High Court holds motorist could not pervert the course of justice by giving ‘deer’ defence
The High Court of Justiciary has determined that a man who was charged with causing two deaths by dangerous driving could not also be charged with perverting the course of justice by stating his defence to the charge.
The defence given by Graham Turner to the dangerous driving charge was that a deer had run onto the road and caused him to swerve, something he had stated to passers-by and emergency services personnel who spoke to him at the scene. The Crown’s position was that he did so conscious of his guilt.
The case was heard by Lord Turnbull.
No ongoing investigation
The accident occurred when the accused was driving on the M9 motorway near Plean, Stirling, at approximately 6:30 in the morning. Further information provided by the accused disclosed that he and his two passengers had been deer stalking in Spean Bridge during the night.
While driving along the motorway the accused’s vehicle left the road and travelled down the embankment, striking trees and flipping onto its roof. The accused survived but his two male passengers both died at the scene.

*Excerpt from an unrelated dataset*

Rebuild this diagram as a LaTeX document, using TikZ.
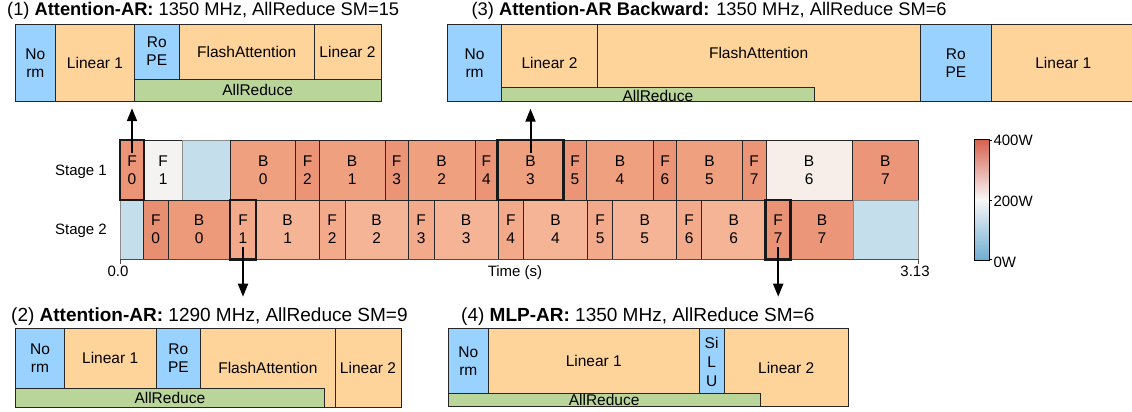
\documentclass[tikz,border=0pt]{standalone}
\usepackage{fontspec}
\setmainfont{Liberation Sans}
\usetikzlibrary{arrows.meta,calc}
\definecolor{normc}{RGB}{153,209,255}
\definecolor{linc}{RGB}{255,212,155}
\definecolor{arc}{RGB}{185,213,153}
\definecolor{sOneF}{RGB}{235,148,118}
\definecolor{sOneB}{RGB}{239,160,127}
\definecolor{sTwoF}{RGB}{242,170,139}
\definecolor{sTwoB}{RGB}{245,180,150}
\definecolor{sTwoFz}{RGB}{233,143,113}
\definecolor{sTwoBz}{RGB}{237,154,123}
\definecolor{sTwoFs}{RGB}{234,146,116}
\definecolor{bseven}{RGB}{236,150,121}
\definecolor{fonewhite}{RGB}{244,243,242}
\definecolor{bsixwhite}{RGB}{247,238,233}
\definecolor{idle}{RGB}{197,222,235}
\definecolor{cbred}{RGB}{214,96,77}
\definecolor{cbblue}{RGB}{112,173,209}
\definecolor{cbmid}{RGB}{247,247,247}
\tikzset{
  seg/.style={draw=black!85, line width=0.8pt},
  idleseg/.style={draw=black!45, line width=0.6pt, fill=idle},
  lbl/.style={inner sep=0pt, outer sep=0pt, align=center, font=\fontsize{15.5}{18}\selectfont},
  titlef/.style={inner sep=0pt, font=\fontsize{19}{22}\selectfont},
  titlesm/.style={inner sep=0pt, font=\fontsize{18.3}{22}\selectfont},
  axlbl/.style={inner sep=0pt, font=\fontsize{15}{18}\selectfont},
  hl/.style={draw=black!90, line width=2.5pt},
  arr/.style={line width=2pt, -{Triangle[length=13pt,width=10pt]}},
}
% name, style, x1, y1, x2, y2, text
\newcommand{\bx}[7]{%
  \path[#2] (#3,#4) rectangle (#5,#6);
  \coordinate (#1-nw) at (#3,#4);
  \coordinate (#1-se) at (#5,#6);
  \node[lbl] (#1) at ({(#3+#5)/2},{(#4+#6)/2}) {#7};}
% name, fill, x1, x2, row, text
\newcommand{\tb}[6]{%
  \ifnum#5=1 \bx{#1}{seg,fill=#2}{#3}{140}{#4}{200}{#6}%
  \else \bx{#1}{seg,fill=#2}{#3}{200}{#4}{259.3}{#6}\fi}
\begin{document}
\begin{tikzpicture}[x=1pt,y=-1pt]
\useasboundingbox (0,0) rectangle (1132,412);

% ---------- panel (1)
\node[titlesm, anchor=base west] (t1) at (7,15.5) {(1) \textbf{Attention-AR:} 1350 MHz, AllReduce SM=15};
\bx{pAnorm}{seg,fill=normc}{15}{24}{55.7}{101.7}{No\\rm}
\bx{pAlinA}{seg,fill=linc}{55.7}{24}{134.3}{101.7}{Linear 1}
\bx{pArope}{seg,fill=normc}{134.3}{24}{179.3}{79}{Ro\\PE}
\bx{pAfa}{seg,fill=linc}{179.3}{24}{314}{79}{FlashAttention}
\bx{pAlinB}{seg,fill=linc}{314}{24}{381}{79}{Linear 2}
\bx{pAar}{seg,fill=arc}{134.3}{79}{381}{101.7}{AllReduce}

% ---------- panel (3)
\node[titlesm, anchor=base west] (t3) at (471.4,15.5) {(3) \textbf{Attention-AR Backward:} 1350 MHz, AllReduce SM=6};
\bx{pCnorm}{seg,fill=normc}{447.3}{24}{501.8}{101.7}{No\\rm}
\bx{pClinB}{seg,fill=linc}{501.8}{24}{597.3}{101.7}{Linear 2}
\path[seg,fill=linc] (597.3,24) rectangle (920,101.7);
\node[lbl] (pCfa) at (758.6,53.3) {FlashAttention};
\bx{pCrope}{seg,fill=normc}{920}{24}{991.7}{101.7}{Ro\\PE}
\bx{pClinA}{seg,fill=linc}{991.7}{24}{1135}{101.7}{Linear 1}
\path[seg,fill=arc] (501.8,87.7) rectangle (814,101.7);
\node[lbl] (pCar) at (657.9,95.8) {AllReduce};

% ---------- timeline
\node[axlbl, anchor=base east] (st1) at (107,175.5) {Stage 1};
\node[axlbl, anchor=base east] (st2) at (107,234.5) {Stage 2};
% stage 1
\tb{aF0}{sOneF}{120}{144}{1}{F\\0}
\tb{aF1}{fonewhite}{144}{182.3}{1}{F\\1}
\path[idleseg] (182.3,140) rectangle (230.7,200);
\tb{aB0}{sOneB}{230.7}{295.7}{1}{B\\0}
\tb{aF2}{sOneF}{295.7}{319.3}{1}{F\\2}
\tb{aB1}{sOneB}{319.3}{385}{1}{B\\1}
\tb{aF3}{sOneF}{385}{408.3}{1}{F\\3}
\tb{aB2}{sOneB}{408.3}{475}{1}{B\\2}
\tb{aF4}{sOneF}{475}{497.7}{1}{F\\4}
\tb{aB3}{sOneB}{497.7}{563.3}{1}{B\\3}
\tb{aF5}{sOneF}{563.3}{586.7}{1}{F\\5}
\tb{aB4}{sOneB}{586.7}{653.3}{1}{B\\4}
\tb{aF6}{sOneF}{653.3}{676.7}{1}{F\\6}
\tb{aB5}{sOneB}{676.7}{742.3}{1}{B\\5}
\tb{aF7}{sOneF}{742.3}{766}{1}{F\\7}
\tb{aB6}{bsixwhite}{766}{852.3}{1}{B\\6}
\tb{aB7}{bseven}{852.3}{918.3}{1}{B\\7}
% stage 2
\path[idleseg] (120,200) rectangle (143.3,259.3);
\tb{bF0}{sTwoFz}{143.3}{168.3}{2}{F\\0}
\tb{bB0}{sTwoBz}{168.3}{230}{2}{B\\0}
\tb{bF1}{sTwoF}{230}{256}{2}{F\\1}
\tb{bB1}{sTwoB}{256}{319.3}{2}{B\\1}
\tb{bF2}{sTwoF}{319.3}{345}{2}{F\\2}
\tb{bB2}{sTwoB}{345}{408.3}{2}{B\\2}
\tb{bF3}{sTwoF}{408.3}{434}{2}{F\\3}
\tb{bB3}{sTwoB}{434}{498.3}{2}{B\\3}
\tb{bF4}{sTwoF}{498.3}{523.3}{2}{F\\4}
\tb{bB4}{sTwoB}{523.3}{587.7}{2}{B\\4}
\tb{bF5}{sTwoF}{587.7}{612.7}{2}{F\\5}
\tb{bB5}{sTwoB}{612.7}{676.7}{2}{B\\5}
\tb{bF6}{sTwoF}{676.7}{701.7}{2}{F\\6}
\tb{bB6}{sTwoB}{701.7}{765.7}{2}{B\\6}
\tb{bF7}{sTwoFs}{765.7}{790.7}{2}{F\\7}
\tb{bB7}{bseven}{790.7}{853.3}{2}{B\\7}
\path[idleseg] (853.3,200) rectangle (918.3,259.3);
% axis
\draw[black!70, line width=0.8pt] (120,259.3) -- (918.3,259.3);
\draw[black!70, line width=0.8pt] (120,259.3) -- (120,263.5);
\draw[black!70, line width=0.8pt] (918.3,259.3) -- (918.3,263.5);
\node[axlbl, anchor=base] (x0) at (118,276.7) {0.0};
\node[axlbl, anchor=base] (xl) at (515,276.7) {Time (s)};
\node[axlbl, anchor=base] (x1) at (915,276.7) {3.13};
% highlights
\draw[hl] (aF0-nw) rectangle (aF0-se);
\draw[hl] (aB3-nw) rectangle (aB3-se);
\draw[hl] (bF1-nw) rectangle (bF1-se);
\draw[hl] (bF7-nw) rectangle (bF7-se);

% ---------- colour bar
\shade[top color=cbred, bottom color=cbblue, middle color=cbmid] (974.3,139) rectangle (989,260);
\draw[black, line width=1pt] (974.3,139) rectangle (989,260);
\foreach \yy in {140,200,259} \draw[black, line width=0.8pt] (989,\yy) -- (992,\yy);
\node[axlbl, anchor=base west] (cb4) at (993.3,145.4) {400W};
\node[axlbl, anchor=base west] (cb2) at (993.3,206) {200W};
\node[axlbl, anchor=base west] (cb0) at (993.3,267) {0W};

% ---------- panel (2)
\node[titlef, anchor=base west] (t2) at (11,321.7) {(2) \textbf{Attention-AR:} 1290 MHz, AllReduce SM=9};
\bx{pBnorm}{seg,fill=normc}{15.7}{328.3}{64.3}{388.3}{No\\rm}
\bx{pBlinA}{seg,fill=linc}{64.3}{328.3}{156}{388.3}{Linear 1}
\bx{pBrope}{seg,fill=normc}{156}{328.3}{200.7}{388.3}{Ro\\PE}
\bx{pBfa}{seg,fill=linc}{200.7}{328.3}{335}{407.7}{FlashAttention}
\bx{pBlinB}{seg,fill=linc}{335}{328.3}{401}{407.7}{Linear 2}
\bx{pBar}{seg,fill=arc}{15.7}{388.3}{324}{407.7}{AllReduce}

% ---------- panel (4)
\node[titlef, anchor=base west] (t4) at (461,321.7) {(4) \textbf{MLP-AR:} 1350 MHz, AllReduce SM=6};
\bx{pDnorm}{seg,fill=normc}{448.3}{328.3}{488.3}{393.3}{No\\rm}
\bx{pDlinA}{seg,fill=linc}{488.3}{328.3}{699.3}{393.3}{Linear 1}
\path[seg,fill=normc] (699.3,328.3) rectangle (724,393.3);
\node[lbl, font=\fontsize{15.5}{19}\selectfont] (pDsilu) at (711.6,362.3) {Si\\L\\U};
\bx{pDlinB}{seg,fill=linc}{724}{328.3}{848.3}{406.7}{Linear 2}
\bx{pDar}{seg,fill=arc}{448.3}{393.3}{760}{406.7}{AllReduce}

% ---------- arrows
\coordinate (tipA) at (131.7,108.2);
\coordinate (tipB) at (530.5,108.7);
\coordinate (tipC) at (242.8,296.7);
\coordinate (tipD) at (778.2,296.7);
\draw[arr] ($(aF0.north)+(0,-3)$) -- (aF0.north |- tipA);
\draw[arr] ($(aB3.north)+(0,-3)$) -- (aB3.north |- tipB);
\draw[arr] ($(bF1.south)+(0,3)$) -- (bF1.south |- tipC);
\draw[arr] ($(bF7.south)+(0,3)$) -- (bF7.south |- tipD);
\end{tikzpicture}
\end{document}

Two passing motorists who stopped to provide assistance described the accused as being in complete shock, which was also confirmed by the ambulance technician and paramedic who attended. The accused said to the motorists that a deer had run onto the road and he swerved to try and avoid it, and he repeated words to this effect to the members of the ambulance service.
Whilst he was in the ambulance, the accused was questioned by the police. He identified himself as the driver of the vehicle and was then informed that the circumstances of the collision would be investigated and cautioned that he did not need to say anything about it. The accused gave the same account of there being a deer on the road to the police.
The first charge on the accused’s indictment alleged that he had fallen asleep at the wheel, causing his vehicle to drift onto the hard shoulder and then down the embankment, thus causing death by dangerous driving. The second charge was that, being conscious of his guilt, he perverted the course of justice by falsely stating to various persons, including those he spoke to prior to the arrival of the police, that a deer had run onto the road.
It was submitted for the accused that, because there was no ongoing criminal investigation at the time the accused spoke to the passing motorists and to ambulance personnel, there was no course of justice to pervert at the material time. He was simply asked what had happened by concerned individuals who were trying to help him and was only repeating what he said earlier to the police officers who spoke to him.
The advocate depute submitted that the course of justice commenced at the point when it was suspected a crime had taken place, in this case the point when the vehicle crashed. The accused had therefore engaged in an active effort to build up a picture of what had happened.
Need for help
In his opinion, Lord Turnbull said of the commencement of the course of justice: “Whilst it is clear that the authorities were alerted to the need for assistance before the accused spoke to anyone specified in charge 2, there is no suggestion that anyone involved at that stage thought that they were reporting a crime.”
He continued: “They were responding to the realisation that there was a need for emergency help. I can see no basis upon which it could be said that the course of justice had commenced by the point at which the accused is said to have spoken to [the passing motorists].”
Turning to the accused’s comments to the police, he said: “If an incident was of such a nature that it was plainly open to the inference that the police investigation might result in criminal proceedings against someone, then it was an investigation which can properly be said to have been in the course of justice since it had already begun and was in the hands of the police. That is the situation which applied when the attending police officers spoke to the present accused.”
Profoundly uncomfortable
Having established that there was a criminal investigation, Lord Turnbull next considered whether the accused’s statement that a deer had run into the road, including when it was given as his defence to the first charge libelled, could constitute a perversion of the course of justice.
Noting that the decision to charge the accused appeared to reflect a change of practice on the part of the Crown, he went on to say: “Since I was provided with no legal analysis of the basis upon which the specified conduct could constitute the crime libelled, I was left with the impression that the decision to include charge 2 may not, in fact, have been the product of mature consideration.”
Evaluating the context of the second charge, he said: “There is, it seems to me, something profoundly uncomfortable in explaining to a jury that the accused person is to be presumed innocent of the first charge brought by the Crown but at the same time permitting the Crown to present a public accusation that his account of innocence in relation to that charge is to be characterised as an attempt to pervert the course of justice.”
He concluded: “The uninterrupted flow of the course of justice includes an assessment of the accused’s defence. The course of justice is not ‘interfered’ with by having to take account of a claim to be innocent, whether that claim is in the end rejected or not. On the contrary, the uninterrupted course of justice requires that such a claim is fully weighed. In reaching this decision I am fortified by the obvious contrast with previous charging practice which is disclosed in the present indictment.”
For these reasons, Lord Turnbull held that the second charge against the accused was irrelevant. Had the charge been relevant, he would have held that that the statements made by the accused prior to speaking to the police were not made in the course of justice and should not be included in the charge.